What Clients Want from a Financial Advisor

What do clients look for in a financial advisor?

The obvious answer to this question is a combination of expertise and integrity. The trouble with the obvious answer is that it merely represents the price of admission. Do a simple Internet search for financial advisors or planners in your area and you will find that every single competitor lists expertise and integrity as keystones of their professional practices. As a result, a prospect who is making a choice based on just those two characteristics could use a random number generator to select a financial advisor!

In reality, what clients want from their financial advisors varies significantly based on their individual financial and life circumstances. In a relationship business model for financial advice (as opposed to a transactional, pay-for-unit-of-service model), there are some common threads among the most in-demand providers.

1. An ability to listen deeply and connect

The financial advice industry is overcoming a legacy of bad reputation.
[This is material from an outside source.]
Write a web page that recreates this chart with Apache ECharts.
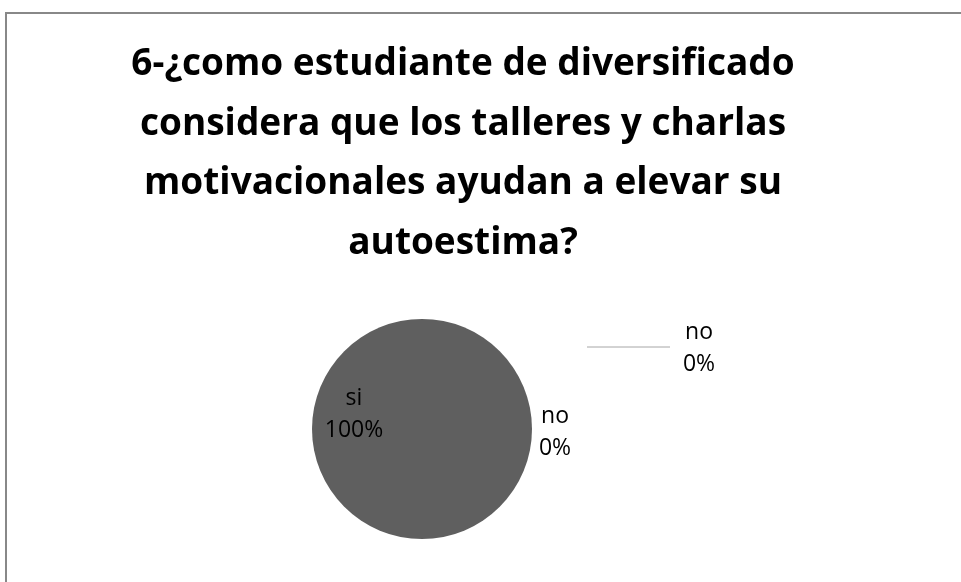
<!DOCTYPE html>
<html>
<head>
<meta charset="utf-8">
<script src="https://cdn.jsdelivr.net/npm/echarts@6/dist/echarts.min.js"></script>
<style>
  html, body { margin: 0; padding: 0; background: #fff; overflow: hidden; }
  #frame { position: absolute; left: 5px; top: 12px; width: 1000px; height: 700px; border: 2px solid #888; }
  #main { position: absolute; left: 0; top: 0; width: 926px; height: 582px; }
</style>
</head>
<body>
<div id="frame"></div>
<div id="main"></div>
<script>
var titleText = '6-¿como estudiante de diversificado\nconsidera que los talleres y charlas\nmotivacionales ayudan a elevar su\nautoestima?';
var categories = ['si', 'no', 'no'];
var values = [100, 0, 0];

var cx = 422, cy = 429, r = 110; // pie position

var chart = echarts.init(document.getElementById('main'));
chart.setOption({
  animation: false,
  title: {
    text: titleText,
    left: 'center',
    top: 30,
    textStyle: {
      fontFamily: 'Open Sans',
      fontWeight: 'bold',
      fontSize: 37,
      lineHeight: 59.5,
      color: '#000'
    }
  },
  series: [{
    type: 'pie',
    center: [cx, cy],
    radius: r,
    startAngle: 0,
    avoidLabelOverlap: false,
    data: categories.map(function (c, i) {
      return { name: c, value: values[i], labelLine: { show: i === 2 } };
    }),
    itemStyle: { color: '#5f5f5f' },
    label: {
      show: true,
      formatter: '{b}\n{d}%',
      fontFamily: 'Open Sans',
      fontSize: 23,
      lineHeight: 32,
      color: '#000',
      align: 'center'
    },
    labelLine: { lineStyle: { color: '#a6a6a6', width: 1 } },
    labelLayout: function (p) {
      if (p.dataIndex === 0) {
        return { x: cx - 68, y: cy - 15, align: 'center', verticalAlign: 'middle' };
      }
      if (p.dataIndex === 1) {
        return { x: cx + 133, y: cy + 3, align: 'center', verticalAlign: 'middle' };
      }
      return {
        x: cx + 277, y: cy - 81, align: 'center', verticalAlign: 'middle',
        labelLinePoints: [[cx + 165, cy - 82], [cx + 206, cy - 82], [cx + 248, cy - 82]]
      };
    }
  }]
});
</script>
</body>
</html>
Couple that with the fact that customers are bombarded with hundreds of sales messages daily, and it’s easy to see why prospects tune out the moment they hear a sales pitch.

How do you counter that? By moving away from a sales mentality, and into a listening mode.

A good guideline to use for initial “discovery” client meetings is that the client should talk 80 percent of the time while you use the remaining 20 percent to ask clarifying questions. This is very different from the traditional CPA model of spending most of the meeting time giving advice.

Listen deeply with only curiosity as your goal. This can be difficult at first, since most of us have the habit of listening to refute or interject. Use the meeting time to get the information you need and to connect with the client.

2. Patience and translator skills

Your clients are not financial planning or investment experts. The most effective way of speaking to them is in their own language.

“Alpha,” “standard deviation,” “reversion to mean,” and “mid-cap growth” are technical terms that mean something to you thanks to your training and experience. They are confusing and meaningless to the client. Explain strategies and concepts in simple terms. The greater your understanding of the subject, the simpler your explanation should be.

3. Coaching, support, and accountability

The true value of financial planning and investment advice doesn’t stop with the initial recommendations. Any plan is only as good as its execution! Your clients need you to be there to support the implementation, coach them through tough parts, and ground them when the market inevitably hits a snag.

4. Holistic view

Your clients are more than their account balances and tax bills. There are matters of health insurance, life insurance, wills, and business succession planning for your entrepreneur clients. Even if you cannot offer all of those services in-house, don’t overlook them.

5. Professional Rolodex

Clients may come to you asking for advice and recommendations in the areas of their lives that have nothing to do with investments. Do you know a great car dealer? A family lawyer? How about a doctor that you would trust with a knee replacement? Grow your personal and professional network, and your clients will value and appreciate you for it.